Sealie also contends that the trial court's decision denies her equal protection of the law because her crime is similar to the crimes of forgery and petty theft, made misdemeanors pursuant to Proposition 47. (§§ 473, subd. (b) [forgery], 490.2, subd. (a) [petty theft of $950 or less].)
Sealie has not demonstrated the strict scrutiny warranted for equal protection purposes. (People v. Wilkinson (2004) 33 Cal.4th 821, 838.) "A defendant . . . 'does not have a fundamental interest in a specific term of imprisonment or in the designation a particular crime receives.'" (Ibid.) Application of the strict scrutiny standard in this context is incompatible with "the broad discretion the Legislature traditionally has been understood to exercise in defining crimes and specifying punishment." (Ibid.)

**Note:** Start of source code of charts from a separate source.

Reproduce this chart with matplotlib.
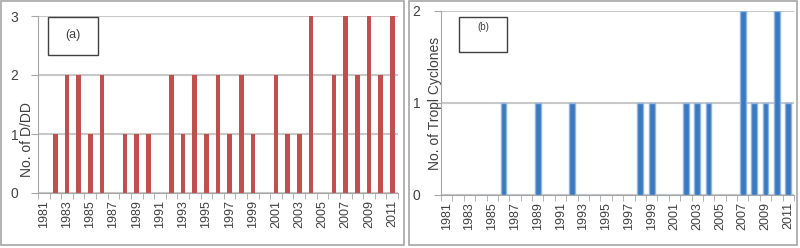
import matplotlib.pyplot as plt
import numpy as np
from matplotlib.patches import Rectangle

plt.rcParams['font.family'] = ['Liberation Sans', 'DejaVu Sans']

# data
years = np.arange(1981, 2012)
dd_counts = [0, 1, 2, 2, 1, 2, 0, 1, 1, 1, 0, 2, 1, 2, 1, 2, 1, 2, 1, 0,
             2, 1, 1, 3, 0, 2, 3, 2, 3, 2, 3]
tc_counts = [0, 0, 0, 0, 0, 1, 0, 0, 1, 0, 0, 1, 0, 0, 0, 0, 0, 1, 1, 0,
             0, 1, 1, 1, 0, 0, 2, 1, 1, 2, 1]
year_labels = [str(y) for y in years]

W, H = 800, 248
fig = plt.figure(figsize=(W / 100, H / 100), dpi=100)

grey = '#a6a6a6'
txt = '#404040'


def px_axes(x0, x1, y_top, y_bot):
    return fig.add_axes([x0 / W, (H - y_bot) / H, (x1 - x0) / W, (y_bot - y_top) / H])


def style(ax, ymax, label, lab_xy, ypad):
    ax.set_xlim(years[0] - 0.5, years[-1] + 0.5)
    ax.set_ylim(0, ymax)
    ax.set_yticks(range(ymax + 1))
    ax.yaxis.grid(True, color='#c8c8c8', lw=1.5)
    ax.set_axisbelow(True)
    for s in ['top', 'right']:
        ax.spines[s].set_visible(False)
    for s in ['left', 'bottom']:
        ax.spines[s].set_color(grey)
    ax.set_xticks(years[::2])
    ax.set_xticklabels(year_labels[::2], rotation=90, fontsize=9, color=txt)
    ax.set_xticks(np.arange(years[0] - 0.5, years[-1] + 1), minor=True)
    ax.tick_params(axis='x', which='major', length=0, pad=5)
    ax.tick_params(axis='x', which='minor', length=4, color=grey)
    ax.tick_params(axis='y', length=5, color=grey, labelsize=10, labelcolor=txt, pad=ypad)
    ax.set_ylabel(label, fontsize=10, color=txt)
    ax.yaxis.set_label_coords(*lab_xy)


# panel (a)
ax1 = px_axes(38, 398, 16, 193)
ax1.bar(years, dd_counts, width=0.4, color='#c0504d')
style(ax1, 3, 'No. of D/DD', (-0.012, 0.30), 9)
ax1.add_patch(Rectangle((48 / W, 1 - 55 / H), 50 / W, 38 / H, transform=fig.transFigure,
                        fill=True, facecolor='white', edgecolor='#404040', lw=1, zorder=5))
fig.text(73 / W, 1 - 35 / H, '(a)', ha='center', va='center', fontsize=9, color=txt, zorder=6)

# panel (b)
ax2 = px_axes(441, 794, 11, 195)
ax2.bar(years, tc_counts, width=0.5, color='#3a78c0', edgecolor='#8db4e2', lw=1)
style(ax2, 2, 'No. of Tropl Cyclones', (0.002, 0.5), 10)
ax2.add_patch(Rectangle((459 / W, 1 - 52 / H), 48 / W, 35 / H, transform=fig.transFigure,
                        fill=True, facecolor='white', edgecolor='#404040', lw=1, zorder=5))
fig.text(483 / W, 1 - 27 / H, '(b)', ha='center', va='center', fontsize=7, color=txt, zorder=6)

# outer frames of the two panels
for x0, x1 in [(1, 404), (409, 797)]:
    fig.patches.append(Rectangle((x0 / W, 1 - 245 / H), (x1 - x0) / W, 244 / H,
                                 transform=fig.transFigure, fill=False,
                                 edgecolor=grey, lw=1.2))

fig.savefig('out.png', dpi=100)
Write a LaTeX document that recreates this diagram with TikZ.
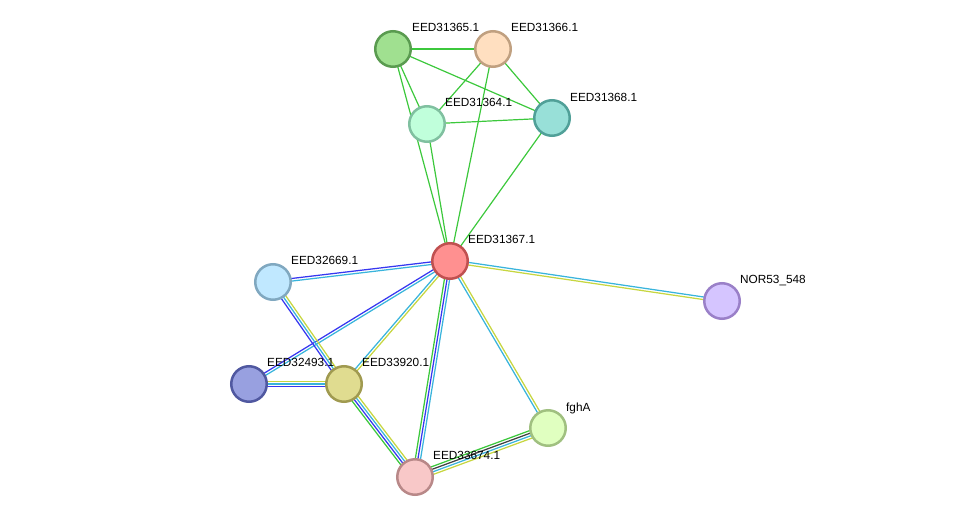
\documentclass[tikz,border=0pt]{standalone}
\usepackage{fontspec}
\setmainfont{Liberation Sans}
\usetikzlibrary{calc,backgrounds}
\definecolor{ecgreen}{RGB}{60,200,60}
\definecolor{ecblue}{RGB}{55,55,240}
\definecolor{eccyan}{RGB}{57,180,220}
\definecolor{ecyellow}{RGB}{199,214,64}
\definecolor{ecblack}{RGB}{64,64,64}
\definecolor{f65}{RGB}{160,224,144}\definecolor{s65}{RGB}{90,155,80}
\definecolor{f66}{RGB}{255,223,192}\definecolor{s66}{RGB}{192,160,128}
\definecolor{f64}{RGB}{192,255,219}\definecolor{s64}{RGB}{128,192,160}
\definecolor{f68}{RGB}{152,224,216}\definecolor{s68}{RGB}{80,160,152}
\definecolor{f67}{RGB}{255,144,144}\definecolor{s67}{RGB}{192,80,80}
\definecolor{f2669}{RGB}{192,232,255}\definecolor{s2669}{RGB}{128,168,192}
\definecolor{fnor}{RGB}{213,197,255}\definecolor{snor}{RGB}{154,128,200}
\definecolor{f2493}{RGB}{152,160,224}\definecolor{s2493}{RGB}{80,88,160}
\definecolor{f3920}{RGB}{224,220,144}\definecolor{s3920}{RGB}{160,154,80}
\definecolor{ffgh}{RGB}{224,255,192}\definecolor{sfgh}{RGB}{160,192,128}
\definecolor{f3674}{RGB}{248,200,200}\definecolor{s3674}{RGB}{184,136,136}
\newcommand\medge[4]{%
  \foreach \c [count=\i] in {#4} {%
    \pgfmathsetmacro\off{(\i-1-(#3-1)/2)*2.6}%
    \draw[line width=1.25pt, color=\c] ($(#1.center)!\off pt!90:(#2.center)$) -- ($(#2.center)!\off pt!-90:(#1.center)$);
  }%
}
\tikzset{
  prot/.style={circle, minimum size=35.5pt, inner sep=0pt, line width=2.5pt, draw=s#1, fill=f#1},
  plabel/.style={anchor=base west, inner sep=0pt, font=\fontsize{11.8}{14}\selectfont, text=black},
  gedge/.style={line width=1.2pt, ecgreen}
}
\begin{document}
\begin{tikzpicture}[x=1pt,y=-1pt]
\useasboundingbox (0,0) rectangle (975,522);
% nodes
\node[prot=65] (n65) at (393,49) {};
\node[prot=66] (n66) at (493,49) {};
\node[prot=64] (n64) at (427,124) {};
\node[prot=68] (n68) at (552,118) {};
\node[prot=67] (n67) at (450,261) {};
\node[prot=2669] (n2669) at (273,282) {};
\node[prot=nor] (nor) at (722,301) {};
\node[prot=2493] (n2493) at (249,384) {};
\node[prot=3920] (n3920) at (344,384) {};
\node[prot=fgh] (fgh) at (548,428) {};
\node[prot=3674] (n3674) at (415,477) {};
% labels
\node[plabel] (l65) at (412,31) {EED31365.1};
\node[plabel] (l66) at (511,31) {EED31366.1};
\node[plabel] (l64) at (445,106) {EED31364.1};
\node[plabel] (l68) at (570,101) {EED31368.1};
\node[plabel] (l67) at (468,243) {EED31367.1};
\node[plabel] (l2669) at (291,264) {EED32669.1};
\node[plabel] (lnor) at (740,283) {NOR53\_548};
\node[plabel] (l2493) at (267,366) {EED32493.1};
\node[plabel] (l3920) at (362,366) {EED33920.1};
\node[plabel] (lfgh) at (566,411) {fghA};
\node[plabel] (l3674) at (433,459) {EED33674.1};
% edges
\begin{pgfonlayer}{background}
\draw[gedge] (n65.center) -- (n66.center);
\draw[gedge] (n65.center) -- (n68.center);
\draw[gedge] (n65.center) -- (n64.center);
\draw[gedge] (n65.center) -- (n67.center);
\draw[gedge] (n66.center) -- (n64.center);
\draw[gedge] (n66.center) -- (n68.center);
\draw[gedge] (n66.center) -- (n67.center);
\draw[gedge] (n64.center) -- (n68.center);
\draw[gedge] (n64.center) -- (n67.center);
\draw[gedge] (n68.center) -- (n67.center);
\medge{n67}{n2669}{2}{ecblue,eccyan}
\medge{n67}{n2493}{2}{ecblue,eccyan}
\medge{n67}{n3920}{2}{eccyan,ecyellow}
\medge{n67}{n3674}{3}{ecgreen,ecblue,eccyan}
\medge{n67}{fgh}{2}{eccyan,ecyellow}
\medge{n67}{nor}{2}{ecyellow,eccyan}
\medge{n2669}{n3920}{3}{ecblue,eccyan,ecyellow}
\medge{n2493}{n3920}{3}{ecblue,eccyan,ecyellow}
\medge{n3920}{n3674}{4}{ecgreen,ecblue,eccyan,ecyellow}
\medge{n3674}{fgh}{4}{ecyellow,eccyan,ecblack,ecgreen}
\end{pgfonlayer}
\end{tikzpicture}
\end{document}
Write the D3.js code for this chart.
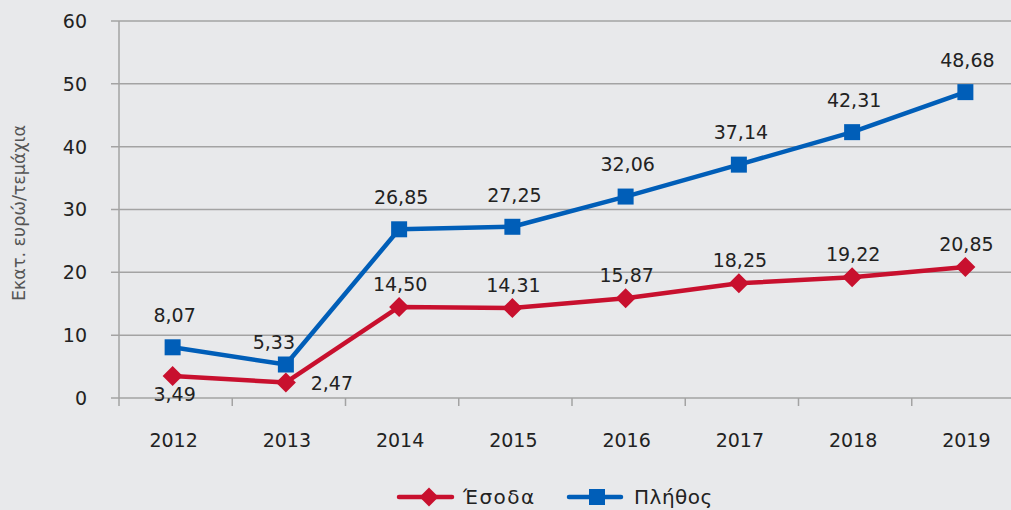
<!DOCTYPE html>
<html>
<head>
<meta charset="utf-8">
<script src="https://cdn.jsdelivr.net/npm/d3@7"></script>
<style>
  html, body { margin: 0; padding: 0; background: #e8e9eb; }
  svg { display: block; }
  text { font-family: "DejaVu Sans", Verdana, sans-serif; }
</style>
</head>
<body>
<svg id="chart" width="1011" height="510"></svg>
<script>
const years = ["2012", "2013", "2014", "2015", "2016", "2017", "2018", "2019"];
const revenue = [3.49, 2.47, 14.50, 14.31, 15.87, 18.25, 19.22, 20.85];
const volume = [8.07, 5.33, 26.85, 27.25, 32.06, 37.14, 42.31, 48.68];
const yTicks = [0, 10, 20, 30, 40, 50, 60];
const seriesNames = ["Έσοδα", "Πλήθος"];
const yTitle = "Εκατ. ευρώ/τεμάχια";

const svg = d3.select("#chart");
const plotLeft = 119, plotRight = 1025, plotTop = 21, plotBottom = 398;

const x = d3.scaleBand().domain(years).range([plotLeft, plotRight]);
const y = d3.scaleLinear().domain([0, 60]).range([plotBottom, plotTop]);
const fmt = v => v.toFixed(2).replace(".", ",");

const red = "#c8102e", blue = "#005eb8", grid = "#a3a3a3";

// horizontal gridlines
svg.append("g").selectAll("line").data(yTicks).join("line")
  .attr("x1", plotLeft - 8).attr("x2", 1011)
  .attr("y1", d => y(d)).attr("y2", d => y(d))
  .attr("stroke", grid).attr("stroke-width", 1.5);

// y axis line
svg.append("line").attr("x1", plotLeft).attr("x2", plotLeft)
  .attr("y1", plotTop).attr("y2", plotBottom + 8)
  .attr("stroke", grid).attr("stroke-width", 1.5);

// x category ticks
svg.append("g").selectAll("line").data(years.slice(1)).join("line")
  .attr("x1", d => x(d)).attr("x2", d => x(d))
  .attr("y1", plotBottom).attr("y2", plotBottom + 8)
  .attr("stroke", grid).attr("stroke-width", 1.5);

// y tick labels
svg.append("g").selectAll("text").data(yTicks).join("text")
  .attr("x", 87).attr("y", d => y(d)).attr("dy", "0.36em")
  .attr("text-anchor", "end").attr("font-size", 19).attr("fill", "#222")
  .text(d => d);

// x tick labels
svg.append("g").selectAll("text").data(years).join("text")
  .attr("x", d => x(d) + x.bandwidth() / 2 - 2).attr("y", 447)
  .attr("text-anchor", "middle").attr("font-size", 19).attr("fill", "#222")
  .text(d => d);

// y axis title
svg.append("text")
  .attr("transform", "translate(25,213) rotate(-90)")
  .attr("text-anchor", "middle").attr("font-size", 17.5).attr("fill", "#555")
  .text(yTitle);

const cx = d => x(d) + x.bandwidth() / 2 - 3;
const line = vals => d3.line().x((d, i) => cx(years[i])).y(d => y(d))(vals);

// series lines
svg.append("path").attr("d", line(revenue)).attr("fill", "none")
  .attr("stroke", red).attr("stroke-width", 4.5).attr("stroke-linejoin", "round");
svg.append("path").attr("d", line(volume)).attr("fill", "none")
  .attr("stroke", blue).attr("stroke-width", 4.5).attr("stroke-linejoin", "round");

const diamond = s => `M0,${-s}L${s},0L0,${s}L${-s},0Z`;

// markers
svg.append("g").selectAll("path").data(revenue).join("path")
  .attr("transform", (d, i) => `translate(${cx(years[i])},${y(d)})`)
  .attr("d", diamond(10)).attr("fill", red);
svg.append("g").selectAll("rect").data(volume).join("rect")
  .attr("x", (d, i) => cx(years[i]) - 8).attr("y", d => y(d) - 8)
  .attr("width", 16).attr("height", 16).attr("fill", blue);

// value labels
const redOffsets = revenue.map((d, i) => i === 0 ? [2, 18] : i === 1 ? [46, 1] : [1, -23]);
svg.append("g").selectAll("text").data(revenue).join("text")
  .attr("x", (d, i) => cx(years[i]) + redOffsets[i][0])
  .attr("y", (d, i) => y(d) + redOffsets[i][1])
  .attr("dy", "0.36em").attr("text-anchor", "middle")
  .attr("font-size", 19).attr("fill", "#222").text(fmt);
const blueOffsets = volume.map((d, i) => i === 1 ? [-12, -22] : [2, -32]);
svg.append("g").selectAll("text").data(volume).join("text")
  .attr("x", (d, i) => cx(years[i]) + blueOffsets[i][0])
  .attr("y", (d, i) => y(d) + blueOffsets[i][1])
  .attr("dy", "0.36em").attr("text-anchor", "middle")
  .attr("font-size", 19).attr("fill", "#222").text(fmt);

// legend
const lg = svg.append("g");
lg.append("line").attr("x1", 399).attr("x2", 452).attr("y1", 497).attr("y2", 497)
  .attr("stroke", red).attr("stroke-width", 4.5).attr("stroke-linecap", "round");
lg.append("path").attr("transform", "translate(429,497)").attr("d", diamond(9.5)).attr("fill", red);
lg.append("text").attr("x", 463).attr("y", 497).attr("dy", "0.36em")
  .attr("font-size", 20).attr("letter-spacing", 1.5).attr("fill", "#222").text(seriesNames[0]);
lg.append("line").attr("x1", 569).attr("x2", 621).attr("y1", 497).attr("y2", 497)
  .attr("stroke", blue).attr("stroke-width", 4.5).attr("stroke-linecap", "round");
lg.append("rect").attr("x", 589).attr("y", 489).attr("width", 16).attr("height", 16).attr("fill", blue);
lg.append("text").attr("x", 634).attr("y", 497).attr("dy", "0.36em")
  .attr("font-size", 20).attr("letter-spacing", 0.5).attr("fill", "#222").text(seriesNames[1]);
</script>
</body>
</html>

Where a disputed statutory disparity exists that does not implicate a suspect class or fundamental right, equal protection is denied only where there is no rational relationship between the disparity of treatment and some legitimate government purpose. (Johnson v. Department of Justice (2015) 60 Cal.4th 871, 881.) If a plausible basis exists for the disparity, a court may not second-guess its wisdom, fairness, or logic. (Ibid.)
Proposition 47 permits misdemeanor resentencing for petty thefts and forgeries involving "a check, bond, bank bill, note, cashier's check, traveler's check, or money order" where the value is $950 or less. (§§ 490.2, 473.) Sealie's crime implicates the health and safety of the public in obtaining medical prescriptions. It is not irrational for the Legislature to consider minor theft crimes worthy of lighter punishment than a crime that undermines the public health and safety.
In view of our discussion, we need not decide Sealie's contention that the People bear the burden of proving that the value of the prescription drug she sought to obtain with a forged prescription was more than $950.
The order is affirmed.
NOT TO BE PUBLISHED.
GILBERT, P. J. We concur:
YEGAN, J.
PERREN, J.
Eric P. Harmon, Judge
Superior Court County of Los Angeles
Anthony J. Patti, under appointment by the Court of Appeal, for Defendant and Appellant.
Kamala D. Harris, Attorney General, Gerald A. Engler, Chief Assistant Attorney General, Lance E. Winters, Senior Assistant Attorney General, Susan Sullivan Pithey, Supervising Deputy Attorney General, Mary Sanchez, Deputy Attorney General, for Plaintiff and Respondent.